Se errare è umano, come si sa, perseverare è
diabolico. Quando a farlo sono i governi, con quel cinismo della
politica che guarda spesso a supposti interessi geopolitici e al
business e quasi mai al senso di umanità e di giustizia, insistere
nell'errore contro ogni evidenza diventa tragico e imperdonabile. Questo
sta succedendo in Iraq da troppo tempo. Contrastarlo diventa allora un
dovere, non solo una necessità di testimonianza. Ostacolare e bloccare
quel tragico e sanguinoso errore va fatto innanzitutto con la ricerca e
la proposta della verità, la quale ha in sé una forza straordinaria,
che nessuna arma, nessuna tecnica di addomesticamento dei media, nessuna
strategia di morte e volontà di potenza riuscirà mai davvero a
impedire. Lo abbiamo visto, da ultimo, con la vicenda delle bombe al
fosforo su Fallujah, che, a partire da RaiNews24, è diventata in breve
una consapevolezza contagiosa in tutto il mondo. C'è un'informazione
che rifiuta il bavaglio e che per questo paga un alto tributo. Nel 2005
sono stati uccisi 69 giornalisti. Nella sola guerra in Iraq, in tre
anni, sono 99 gli operatori dei media caduti, 7 in questo mese. E basti
pensare che in tutta la seconda guerra mondiale furono 69.
L'informazione e la ricerca della verità sono determinanti e vitali, ma
non bastano se poi non c'è mobilitazione delle coscienze e capacità di
incidere nelle decisioni politiche. I popoli da sempre sono il vero
granello di sabbia che inceppa quella catena di montaggio della morte
costituita dalla guerra. Anche quest'anno è dunque necessario scendere
in piazza a manifestare. Come faremo oggi a Roma. Come abbiamo fatto
molte volte in questi anni, a milioni in tutto il mondo.

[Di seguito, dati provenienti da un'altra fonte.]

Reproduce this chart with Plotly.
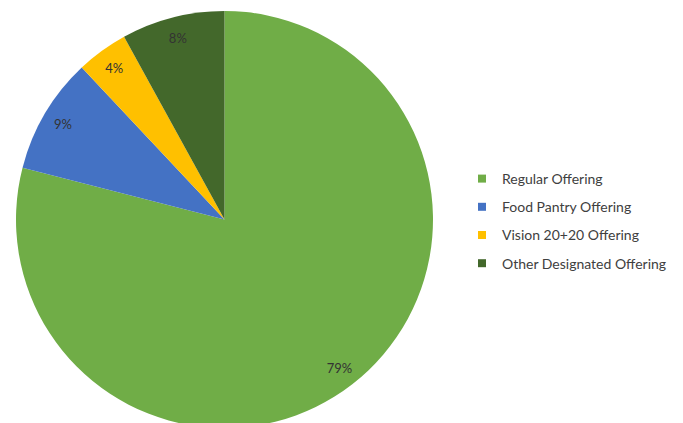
import plotly.graph_objects as go

labels = ["Regular Offering", "Food Pantry Offering", "Vision 20+20 Offering", "Other Designated Offering"]
values = [79, 9, 4, 8]
colors = ["#70AD47", "#4472C4", "#FFC000", "#43682B"]

W, H = 683, 423
OFF = 8  # page body margin
R = 208.5
CX, CY = 224.5 - OFF, 219.5 - OFF
dom_x = [(CX - R) / W, (CX + R) / W]
dom_y = [(H - CY - R) / H, (H - CY + R) / H]

fig = go.Figure()
# main pie
fig.add_trace(go.Pie(
    labels=labels, values=values, sort=False, direction="clockwise", rotation=0,
    marker=dict(colors=colors, line=dict(width=0)),
    textinfo="none", hoverinfo="skip", showlegend=False,
    domain=dict(x=dom_x, y=dom_y),
))
# transparent ring carrying the percentage labels near the rim
fig.add_trace(go.Pie(
    labels=labels, values=values, sort=False, direction="clockwise", rotation=0,
    hole=0.8,
    marker=dict(colors=["rgba(0,0,0,0)"] * len(labels), line=dict(width=0)),
    texttemplate="%{percent:.0%}", textposition="inside",
    insidetextorientation="horizontal",
    insidetextfont=dict(family="Lato", size=13, color="#333333"),
    hoverinfo="skip", showlegend=False,
    domain=dict(x=dom_x, y=dom_y),
))
# legend entries
for lab, col in zip(labels, colors):
    fig.add_trace(go.Scatter(
        x=[None], y=[None], mode="markers", name=lab, legendgroup=lab,
        marker=dict(symbol="square", size=8, color=col),
        hoverinfo="skip",
    ))

fig.update_layout(
    width=W, height=H,
    margin=dict(l=0, r=0, t=0, b=0, autoexpand=False),
    paper_bgcolor="white", plot_bgcolor="white",
    xaxis=dict(visible=False), yaxis=dict(visible=False),
    font=dict(family="Lato", size=13, color="#404040"),
    legend=dict(
        x=(502 - OFF - 40) / W, xanchor="left",
        y=1 - 155 / H, yanchor="top",
        tracegroupgap=7, traceorder="grouped",
        font=dict(family="Lato", size=14, color="#404040"),
        bgcolor="rgba(0,0,0,0)",
    ),
    shapes=[dict(type="line", xref="paper", yref="paper",
                 x0=(678.5 - OFF) / W, x1=(678.5 - OFF) / W, y0=0, y1=1,
                 line=dict(color="#D9D9D9", width=1))],
)

fig.write_html("out.html")
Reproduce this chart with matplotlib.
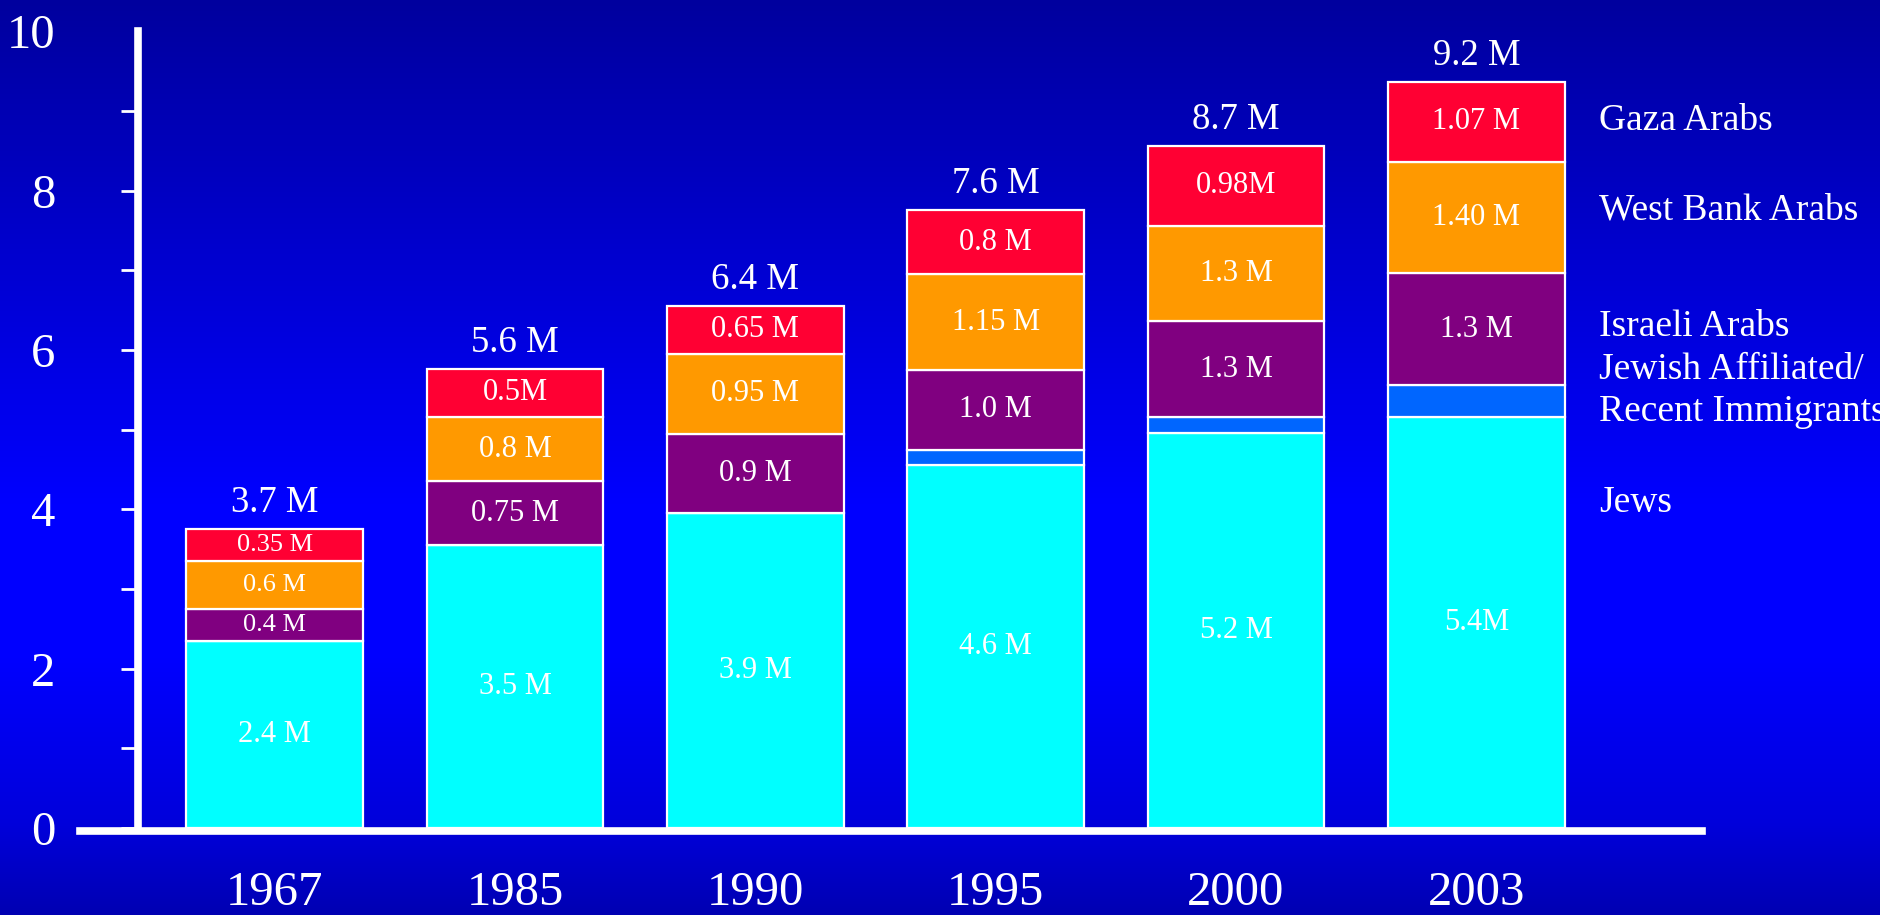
"""
Population stack: Jews / Israeli Arabs / West Bank Arabs / Gaza Arabs, 1967-2003.
"""
import numpy as np
import matplotlib
matplotlib.use('Agg')
import matplotlib.pyplot as plt

plt.rcParams['font.family'] = ['Liberation Serif', 'DejaVu Serif']

years = ['1967', '1985', '1990', '1995', '2000', '2003']

# bar heights (millions)
jews = [2.35, 3.55, 3.95, 4.55, 4.96, 5.16]
immigrants = [0.0, 0.0, 0.0, 0.2, 0.2, 0.4]
israeli_arabs = [0.4, 0.8, 1.0, 1.0, 1.2, 1.4]
west_bank = [0.6, 0.81, 1.0, 1.2, 1.2, 1.4]
gaza = [0.4, 0.6, 0.6, 0.8, 1.0, 1.0]

# printed labels
jews_lbl = ['2.4 M', '3.5 M', '3.9 M', '4.6 M', '5.2 M', '5.4M']
israeli_lbl = ['0.4 M', '0.75 M', '0.9 M', '1.0 M', '1.3 M', '1.3 M']
west_bank_lbl = ['0.6 M', '0.8 M', '0.95 M', '1.15 M', '1.3 M', '1.40 M']
gaza_lbl = ['0.35 M', '0.5M', '0.65 M', '0.8 M', '0.98M', '1.07 M']
total_lbl = ['3.7 M', '5.6 M', '6.4 M', '7.6 M', '8.7 M', '9.2 M']

legend_names = ['Gaza Arabs', 'West Bank Arabs', 'Israeli Arabs',
                'Jewish Affiliated/', 'Recent Immigrants', 'Jews']

series = [jews, immigrants, israeli_arabs, west_bank, gaza]
labels = [jews_lbl, None, israeli_lbl, west_bank_lbl, gaza_lbl]
colors = ['#00ffff', '#0066ff', '#800080', '#ff9900', '#ff0033']

fig = plt.figure(figsize=(18.81, 9.15), dpi=100)

# gradient background
bg = fig.add_axes([0, 0, 1, 1], zorder=0)
t = np.linspace(0, 1, 400)
blue = np.interp(t, [0, 0.55, 0.72, 0.9, 1.0], [0.62, 1.0, 1.0, 0.86, 0.70])
img = np.zeros((400, 1, 3))
img[:, 0, 2] = blue
bg.imshow(img, aspect='auto', extent=[0, 1, 0, 1])
bg.axis('off')

ax = fig.add_axes([0.0425, 0.095, 0.8625, 0.871], zorder=1)
ax.patch.set_alpha(0)

x = np.arange(len(years))
bottom = np.zeros(len(years))
for k, (vals, lbls, col) in enumerate(zip(series, labels, colors)):
    vals = np.array(vals)
    ax.bar(x, vals, width=0.735, bottom=bottom, color=col,
           edgecolor='white', linewidth=1.6, zorder=3)
    if lbls is not None:
        for i in range(len(x)):
            # the thin 1967 slices carry a smaller font
            fs = 19 if (i == 0 and k > 0) else 22
            ax.text(x[i], bottom[i] + vals[i] / 2, lbls[i], color='white',
                    ha='center', va='center', fontsize=fs, zorder=4)
    bottom = bottom + vals

for i in range(len(x)):
    ax.annotate(total_lbl[i], (x[i], bottom[i]), xytext=(0, 19),
                textcoords='offset points', ha='center', va='center',
                color='white', fontsize=26.5)

ax.set_xlim(-0.81, 5.94)
ax.set_ylim(0, 10)

for s in ['top', 'right']:
    ax.spines[s].set_visible(False)
ax.spines['left'].set_position(('data', -0.567))
ax.spines['left'].set_bounds(0, 10)
ax.spines['left'].set_color('white')
ax.spines['left'].set_linewidth(5.5)
ax.spines['bottom'].set_color('white')
ax.spines['bottom'].set_linewidth(5.5)
ax.spines['bottom'].set_position(('outward', 2))

ax.set_yticks(np.arange(0, 11, 1))
ax.set_yticklabels([str(v) if v % 2 == 0 else '' for v in range(11)])
ax.tick_params(axis='y', colors='white', length=12, width=2, pad=48,
               labelsize=35)
for lab in ax.get_yticklabels():
    lab.set_horizontalalignment('right')
ax.yaxis.get_major_ticks()[10].tick1line.set_visible(False)

ax.set_xticks(x)
ax.set_xticklabels(years)
ax.tick_params(axis='x', colors='white', length=0, pad=29, labelsize=35)

# side labels for the series
leg_y = [8.87, 7.75, 6.29, 5.75, 5.22, 4.08]
for name, yy in zip(legend_names, leg_y):
    ax.text(5.51, yy, name, color='white', fontsize=27, va='center',
            ha='left', clip_on=False)

fig.savefig('out.png', dpi=100)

Non siamo sinora riusciti a fermare guerra e terrorismo, ma certo
abbiamo seminato granelli di verità, che non mancano di crescere e
irrobustirsi, avvicinando così il tempo della pace e della giustizia.
Dall'inizio dell'occupazione in Iraq il terrorismo, che continua a fare
strage di innocenti, è cresciuto in modo vistoso e devastante. Lo
dicono gli stessi dati del Dipartimento di Stato Usa: i gravi attacchi
sono quadruplicati nel giro di un anno e continuano a intensificarsi.
Come una pianta maligna che trae alimento da una guerra ingiusta e da
un'occupazione insostenibile, cui purtroppo si è prestato anche il
nostro paese. Per fermare il terrorismo, che rischia di colpire anche le
nostre strade, bisogna interromperne il nutrimento: bisogna fermare la
guerra.
Questo grideremo a Roma, in una manifestazione pacifica e colorata,
numerosa e nonviolenta. Con la ricchezza, questa sì potente, delle
diversità che dialogano e si riconoscono, che tiene assieme movimenti e
pezzi delle forze politiche, sindacati e associazioni, laici e credenti
di religioni diverse. E non deve essere sottovalutato il contributo dei
cattolici e della chiesa, che da subito ha sensibilizzato e mobilitato
le coscienze contro la strage quotidiana che ha già ucciso decine di
migliaia di civili, che ha alimentato le mafie del narcotraffico, del
commercio di armamenti e del traffico di esseri umani e che è costata e
sta costando cifre enormi, con le quali si potrebbero invece restituire
dignità e futuro ai troppi poveri del mondo: solo negli Usa le spese
per la Difesa - ma non sarebbe più onesto chiamarla «Offesa»? - il
prossimo anno supereranno i 500 miliardi di dollari. Lo stesso papa
Benedetto XVI, sin dal suo insediamento, ha mandato un messaggio forte e
chiaro, quando ha spiegato di aver voluto scegliere il proprio nome per
riallacciarsi idealmente a Benedetto XV, che definì la prima guerra
mondiale una «inutile strage» e che, ha ricordato l'attuale pontefice,
«fu coraggioso e autentico profeta di pace e si adoperò con strenuo
coraggio dapprima per evitare il dramma della guerra e poi per limitarne
le conseguenze nefaste», impegnandosi altresì a ricalcarne il
percorso: «sulle sue orme desidero porre il mio ministero a servizio
della riconciliazione e dell'armonia tra gli uomini e i popoli».
Pace, riconciliazione, giustizia. Sono valori alti e un programma chiaro
davanti al quale le forze politiche non possono tirarsi indietro, né
nascondersi dietro sofismi e calcoli elettorali.